With this observation, Paine was acknowledging that opposition to England was not in and of itself the basis of a lasting nation, and that the continent's inhabitants had much more in common that an English heritage. Rather, it was the struggle common to all of America's inhabitants, having emigrated from many regions, that united them as a single country. America transcended England. As he further observed,

"The Reformation was preceded by the discovery of America: As if the Almighty graciously meant to open a sanctuary to the persecuted in future years, when home should afford neither friendship nor safety."
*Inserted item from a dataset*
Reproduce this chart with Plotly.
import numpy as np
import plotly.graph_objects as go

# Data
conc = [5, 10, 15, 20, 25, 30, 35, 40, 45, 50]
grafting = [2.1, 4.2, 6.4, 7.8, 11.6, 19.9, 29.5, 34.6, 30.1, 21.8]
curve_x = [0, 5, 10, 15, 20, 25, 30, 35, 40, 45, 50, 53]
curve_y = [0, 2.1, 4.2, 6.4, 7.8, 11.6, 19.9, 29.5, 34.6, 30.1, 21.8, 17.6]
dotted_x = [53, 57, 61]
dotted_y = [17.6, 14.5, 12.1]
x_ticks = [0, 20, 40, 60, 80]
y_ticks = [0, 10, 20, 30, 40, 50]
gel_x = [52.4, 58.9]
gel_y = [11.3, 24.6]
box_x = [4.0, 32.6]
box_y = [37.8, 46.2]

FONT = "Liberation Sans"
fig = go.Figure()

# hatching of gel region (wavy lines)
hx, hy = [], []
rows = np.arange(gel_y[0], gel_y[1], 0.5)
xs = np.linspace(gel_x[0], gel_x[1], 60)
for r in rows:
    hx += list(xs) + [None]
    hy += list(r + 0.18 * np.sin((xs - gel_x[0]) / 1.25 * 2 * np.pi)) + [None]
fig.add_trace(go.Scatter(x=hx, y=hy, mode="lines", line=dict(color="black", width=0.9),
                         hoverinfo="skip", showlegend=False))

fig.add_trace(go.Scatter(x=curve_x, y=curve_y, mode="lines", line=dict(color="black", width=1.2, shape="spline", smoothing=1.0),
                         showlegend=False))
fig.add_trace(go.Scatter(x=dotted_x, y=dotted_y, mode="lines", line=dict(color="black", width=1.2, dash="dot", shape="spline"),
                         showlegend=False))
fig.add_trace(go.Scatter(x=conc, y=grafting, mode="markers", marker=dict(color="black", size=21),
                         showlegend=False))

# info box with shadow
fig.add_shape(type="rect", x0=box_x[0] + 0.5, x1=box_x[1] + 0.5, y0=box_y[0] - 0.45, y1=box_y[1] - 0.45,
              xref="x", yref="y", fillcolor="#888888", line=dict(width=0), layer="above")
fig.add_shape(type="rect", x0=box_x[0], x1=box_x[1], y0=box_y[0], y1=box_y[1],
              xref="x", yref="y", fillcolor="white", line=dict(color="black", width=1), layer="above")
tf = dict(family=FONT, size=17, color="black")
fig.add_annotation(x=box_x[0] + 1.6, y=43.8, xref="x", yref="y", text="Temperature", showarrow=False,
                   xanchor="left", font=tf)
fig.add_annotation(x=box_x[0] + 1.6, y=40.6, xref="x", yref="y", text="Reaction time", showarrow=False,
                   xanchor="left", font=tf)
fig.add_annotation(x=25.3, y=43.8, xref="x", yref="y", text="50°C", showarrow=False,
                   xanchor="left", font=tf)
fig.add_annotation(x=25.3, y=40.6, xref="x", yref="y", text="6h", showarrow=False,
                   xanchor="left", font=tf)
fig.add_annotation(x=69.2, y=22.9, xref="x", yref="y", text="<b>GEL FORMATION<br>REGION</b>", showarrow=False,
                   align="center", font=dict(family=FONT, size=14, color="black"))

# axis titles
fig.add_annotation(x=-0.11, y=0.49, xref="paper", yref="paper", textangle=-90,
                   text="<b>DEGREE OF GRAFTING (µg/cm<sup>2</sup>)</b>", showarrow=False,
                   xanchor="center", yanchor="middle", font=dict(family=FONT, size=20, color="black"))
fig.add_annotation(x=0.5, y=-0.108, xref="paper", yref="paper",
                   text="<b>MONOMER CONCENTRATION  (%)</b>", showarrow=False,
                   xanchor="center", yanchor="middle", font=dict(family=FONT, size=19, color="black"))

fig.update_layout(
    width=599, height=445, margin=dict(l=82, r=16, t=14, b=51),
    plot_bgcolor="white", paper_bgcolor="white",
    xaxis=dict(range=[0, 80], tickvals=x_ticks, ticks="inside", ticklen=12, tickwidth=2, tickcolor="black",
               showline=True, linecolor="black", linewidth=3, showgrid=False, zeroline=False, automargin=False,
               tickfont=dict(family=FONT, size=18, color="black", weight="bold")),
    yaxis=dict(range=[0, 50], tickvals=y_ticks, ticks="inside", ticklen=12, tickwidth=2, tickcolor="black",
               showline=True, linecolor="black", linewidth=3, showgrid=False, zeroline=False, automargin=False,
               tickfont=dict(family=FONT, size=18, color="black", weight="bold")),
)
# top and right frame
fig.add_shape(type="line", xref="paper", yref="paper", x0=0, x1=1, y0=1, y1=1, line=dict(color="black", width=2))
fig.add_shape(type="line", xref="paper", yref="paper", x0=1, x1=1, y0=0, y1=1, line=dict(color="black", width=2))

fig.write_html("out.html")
National unity was, for Paine, the sine qua non of America's struggle against what it now considered foreign tyranny. It was in this vein that he continued:

"But the most powerful of all arguments is, that nothing but independence, i.e., a Continental form of government, can keep the peace of the Continent and preserve it inviolate from civil wars."
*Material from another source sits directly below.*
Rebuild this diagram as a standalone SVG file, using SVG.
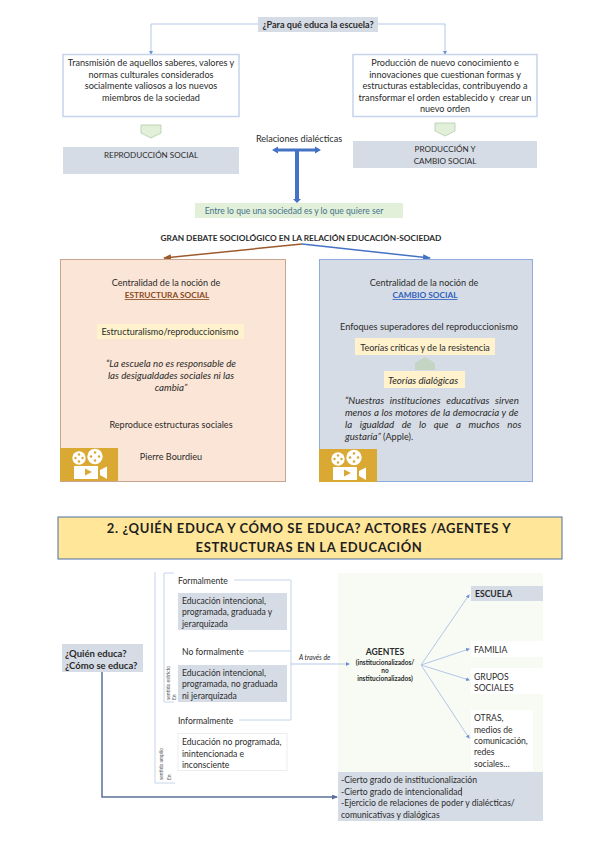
<svg xmlns="http://www.w3.org/2000/svg" xmlns:xlink="http://www.w3.org/1999/xlink" width="599" height="848" viewBox="0 0 599 848">
<style>
text{font-family:Lato,"Liberation Sans",sans-serif;font-size:8.6px;fill:#2b2b2b}
.u{font-size:9.1px}
.k{font-size:8.1px}
.q{font-size:9.7px;font-style:italic}
.r{font-size:5px;fill:#555}
.s{font-size:6.5px;font-weight:700}
.c{text-anchor:middle}
.b{font-weight:700}
.gray{fill:#d6dce5}
.yel{fill:#fff2cc}
.wb{fill:#fff;stroke:#c5d4ec;stroke-width:1.5}
.thin{fill:none;stroke:#c5d4ec;stroke-width:1}
.arr{fill:none;stroke:#b4c7e7;stroke-width:1;marker-end:url(#sm)}
.pent{fill:#e2f0d9;stroke:#a9c4a0;stroke-width:.7}
</style>
<defs>
<marker id="sm" markerWidth="4" markerHeight="4" refX="3" refY="2" orient="auto" markerUnits="userSpaceOnUse"><path d="M0 0L4 2L0 4Z" fill="#6f94d6"/></marker>
<marker id="br" markerWidth="8" markerHeight="6" refX="7" refY="3" orient="auto" markerUnits="userSpaceOnUse"><path d="M0 0L8 3L0 6Z" fill="#9c5a2c"/></marker>
<marker id="bl" markerWidth="8" markerHeight="6" refX="7" refY="3" orient="auto" markerUnits="userSpaceOnUse"><path d="M0 0L8 3L0 6Z" fill="#4472c4"/></marker>
<marker id="dk" markerWidth="6" markerHeight="5" refX="5" refY="2.5" orient="auto" markerUnits="userSpaceOnUse"><path d="M0 0L6 2.5L0 5Z" fill="#5b7099"/></marker>
<g id="cam">
<rect width="58" height="33" fill="#d9a933"/>
<circle cx="19" cy="10" r="6.700" fill="#fff"/><circle cx="35" cy="8.500" r="7.700" fill="#fff"/>
<g fill="#d9a933"><circle cx="19" cy="6.500" r="1.200"/><circle cx="19" cy="13.500" r="1.200"/><circle cx="15.500" cy="10" r="1.200"/><circle cx="22.500" cy="10" r="1.200"/><circle cx="35" cy="4.500" r="1.300"/><circle cx="35" cy="12.500" r="1.300"/><circle cx="31" cy="8.500" r="1.300"/><circle cx="39" cy="8.500" r="1.300"/></g>
<rect x="14" y="18" width="24" height="13" fill="#fff"/><path d="M40 22L47 18.500V31L40 27Z" fill="#fff"/><path d="M25 20.500L32 24L25 27.500Z" fill="#d9a933"/>
</g>
</defs>
<rect width="599" height="848" fill="#fff"/>

<g id="bg-agentes"><rect x="338" y="573" width="205" height="199" fill="#f8fbf4"/></g>

<g id="connectors">
<path class="arr" d="M258 24H151V54"/>
<path class="arr" d="M378 24H445V54"/>
<path d="M276 150H317" fill="none" stroke="#4472c4" stroke-width="3"/>
<path d="M278 146.500L272 150L278 153.500ZM315 146.500L321 150L315 153.500Z" fill="#4472c4"/>
<path d="M297 150V200" fill="none" stroke="#4472c4" stroke-width="4"/>
<path d="M293 199H301L297 203Z" fill="#4472c4"/>
<path d="M302 244L164 258" fill="none" stroke="#9c5a2c" stroke-width="1.500" marker-end="url(#br)"/>
<path d="M302 244L430 258" fill="none" stroke="#4472c4" stroke-width="1.500" marker-end="url(#bl)"/>
<path class="thin" d="M234 580H291V720H239M248 651H291"/>
<path class="arr" d="M291 664H349"/>
<path class="thin" d="M155 572V783H175M174 573H164V702H174"/>
<path class="arr" d="M421 665L469 595"/>
<path class="arr" d="M421 665L469 649"/>
<path class="arr" d="M421 665L469 680"/>
<path class="arr" d="M421 665L469 738"/>
<path d="M102 672V797H337" fill="none" stroke="#5b7099" stroke-width="1.500" marker-end="url(#dk)"/>
</g>

<g id="n-pregunta"><rect class="gray" x="258" y="17" width="120" height="15"/><text class="c b u" x="318" y="27.500">¿Para qué educa la escuela?</text></g>
<g id="n-transmision"><rect class="wb" x="63" y="54.500" width="176" height="62"/>
<text class="c u" x="151" y="66">Transmisión de aquellos saberes, valores y</text><text class="c u" x="151" y="77.500">normas culturales considerados</text><text class="c u" x="151" y="89">socialmente valiosos a los nuevos</text><text class="c u" x="151" y="100.500">miembros de la sociedad</text></g>
<g id="n-produccion"><rect class="wb" x="353" y="54.500" width="184" height="62"/>
<text class="c u" x="445" y="66">Producción de nuevo conocimiento e</text><text class="c u" x="445" y="77.500">innovaciones que cuestionan formas y</text><text class="c u" x="445" y="89">estructuras establecidas, contribuyendo a</text><text class="c u" x="445" y="100.500" xml:space="preserve">transformar el orden establecido y  crear un</text><text class="c u" x="445" y="112">nuevo orden</text></g>
<g id="p1"><path class="pent" d="M141 125H161V133L151 138L141 133Z"/></g>
<g id="p2"><path class="pent" d="M435 123H455V131L445 136L435 131Z"/></g>
<g id="n-reproduccion"><rect class="gray" x="63" y="147" width="176" height="27"/><text class="c k" x="151" y="158">REPRODUCCIÓN SOCIAL</text></g>
<g id="n-cambio"><rect class="gray" x="353" y="141" width="184" height="27"/><text class="c k" x="445" y="152">PRODUCCIÓN Y</text><text class="c k" x="445" y="164">CAMBIO SOCIAL</text></g>
<g id="n-relaciones"><text class="c u" x="299" y="142">Relaciones dialécticas</text></g>
<g id="n-entre"><rect x="195" y="203" width="208" height="15" fill="#e2f0d9"/><text class="c" x="294" y="214" style="fill:#44708c">Entre lo que una sociedad es y lo que quiere ser</text></g>
<g id="n-debate"><text class="c b" x="301" y="241" style="font-size:8.300px">GRAN DEBATE SOCIOLÓGICO EN LA RELACIÓN EDUCACIÓN-SOCIEDAD</text></g>

<g id="n-estructura"><rect x="60.500" y="259.500" width="225" height="222" fill="#fbe5d6" stroke="#c9a48f"/>
<text class="c u" x="166" y="286">Centralidad de la noción de</text>
<text class="c b" x="167" y="298" text-decoration="underline" style="font-size:8.300px;fill:#8a4a22">ESTRUCTURA SOCIAL</text>
<rect class="yel" x="97" y="324" width="147" height="15"/>
<text class="c u" x="170" y="335">Estructuralismo/reproduccionismo</text>
<text class="c q" x="171" y="367">“La escuela no es responsable de</text><text class="c q" x="171" y="379">las desigualdades sociales ni las</text><text class="c q" x="171" y="391">cambia”</text>
<text class="c u" x="171" y="428">Reproduce estructuras sociales</text>
<text class="c u" x="171" y="460">Pierre Bourdieu</text>
<use xlink:href="#cam" x="60" y="448"/></g>

<g id="n-cambio-social"><rect x="319.500" y="259.500" width="213" height="222" fill="#d6dce5" stroke="#8faadc"/>
<text class="c u" x="424" y="286">Centralidad de la noción de</text>
<text class="c b" x="425" y="298" text-decoration="underline" style="font-size:8.300px;fill:#2f62bd">CAMBIO SOCIAL</text>
<text class="c" x="429" y="330" style="font-size:9.200px">Enfoques superadores del reproduccionismo</text>
<rect class="yel" x="355" y="338" width="140" height="17"/>
<text class="c" x="425" y="350.500" style="font-size:9px">Teorías críticas y de la resistencia</text>
<path d="M425 357L435 363V370H415V363Z" fill="#c5d5c4"/>
<rect class="yel" x="384" y="371" width="81" height="17"/>
<text class="c q" x="423" y="383.500">Teorías dialógicas</text>
<text class="q" x="345" y="404" word-spacing="3.500px">“Nuestras instituciones educativas sirven</text>
<text class="q" x="345" y="416" word-spacing="0.400px">menos a los motores de la democracia y de</text>
<text class="q" x="345" y="428" word-spacing="5.300px">la igualdad de lo que a muchos nos</text>
<text class="q" x="345" y="440">gustaría” <tspan style="font-style:normal;font-size:9.100px">(Apple).</tspan></text>
<use xlink:href="#cam" x="319" y="449"/></g>

<g id="n-titulo"><rect x="58" y="517" width="504" height="42" fill="#ffe699" stroke="#4a6fa5" stroke-width="1"/>
<text class="c b" x="309" y="533" style="font-size:13px;letter-spacing:.6px;fill:#1f1f1f">2. ¿QUIÉN EDUCA Y CÓMO SE EDUCA? ACTORES /AGENTES Y</text>
<text class="c b" x="309" y="552" style="font-size:13px;letter-spacing:.6px;fill:#1f1f1f">ESTRUCTURAS EN LA EDUCACIÓN</text></g>

<g id="n-quien"><rect class="gray" x="62" y="644" width="81" height="28"/><text class="b" x="65" y="656.500" style="font-size:9.500px">¿Quién educa?</text><text class="b" x="65" y="668.500" style="font-size:9.500px">¿Cómo se educa?</text></g>
<g id="n-formal"><text x="178" y="584">Formalmente</text><rect class="gray" x="178" y="593" width="109" height="37"/><text x="182" y="603.500">Educación intencional,</text><text x="182" y="615">programada, graduada y</text><text x="182" y="626.500">jerarquizada</text></g>
<g id="n-noformal"><text x="182" y="655">No formalmente</text><rect class="gray" x="178" y="665" width="109" height="37"/><text x="182" y="675.500">Educación intencional,</text><text x="182" y="687">programada, no graduada</text><text x="182" y="698.500">ni jerarquizada</text></g>
<g id="n-informal"><text x="178" y="723.500">Informalmente</text><rect x="178" y="733.500" width="109" height="37" fill="#fff" stroke="#ededed"/><text x="182" y="745">Educación no programada,</text><text x="182" y="756.500">inintencionada e</text><text x="182" y="768">inconsciente</text></g>
<g id="n-estricto"><text class="r" transform="translate(169.500 700) rotate(-90)">sentido estricto</text><text class="r" transform="translate(175.500 700) rotate(-90)">En</text></g>
<g id="n-amplio"><text class="r" transform="translate(163 780) rotate(-90)">sentido amplio</text><text class="r" transform="translate(171 780) rotate(-90)">En</text></g>
<g id="n-atraves"><text x="299" y="660" style="font-size:6.800px;font-style:italic">A través de</text></g>
<g id="n-agentes"><text class="c b" x="385" y="655">AGENTES</text><text class="c s" x="385" y="664.500">(institucionalizados/</text><text class="c s" x="385" y="672.500">no</text><text class="c s" x="385" y="680.500">institucionalizados)</text></g>
<g id="n-escuela"><rect class="gray" x="471" y="586" width="72" height="15"/><text class="b" x="475" y="597">ESCUELA</text></g>
<g id="n-familia"><rect x="471" y="641" width="72" height="16" fill="#fff"/><text x="474" y="652.500">FAMILIA</text></g>
<g id="n-grupos"><rect x="471" y="668" width="72" height="26" fill="#fff"/><text x="474" y="679.500">GRUPOS</text><text x="474" y="690.500">SOCIALES</text></g>
<g id="n-otras"><rect x="471" y="710" width="62" height="61" fill="#fff"/><text x="474" y="721">OTRAS,</text><text x="474" y="732.500">medios de</text><text x="474" y="743.500">comunicación,</text><text x="474" y="755">redes</text><text x="474" y="766.500">sociales…</text></g>
<g id="n-rasgos"><rect class="gray" x="338" y="772" width="205" height="49"/><text x="341" y="783">-Cierto grado de institucionalización</text><text x="341" y="794.500">-Cierto grado de intencionalidad</text><path d="M461.500 787V796" stroke="#444" stroke-width=".6"/><text x="341" y="806">-Ejercicio de relaciones de poder y dialécticas/</text><text x="341" y="817.500">comunicativas y dialógicas</text></g>
</svg>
While not exactly prescient in this latter observation given the next century of American history, Paine was convinced that America's survival was dependent upon its ability to form and sustain a level of unity that would secure it against all threats, foreign and domestic. As he continued to argue for national unity and a sense of statehood, Paine asserted that the colonies had, to date, exhibited such proper conduct with respect to the notion of a Continental (read: "centralized") government, that a future of domestic tranquility was already assured once free of the yoke of English imperialism.

The shared heritage of the colonies' inhabitants—escape from religious and political persecution—provided the glue that would hold the center. Paine understood that a successful revolution, and a successful era of independence, were contingent upon a shared sense of nationhood, and it was in the third section of "Common Sense" where he advanced this argument most forcefully.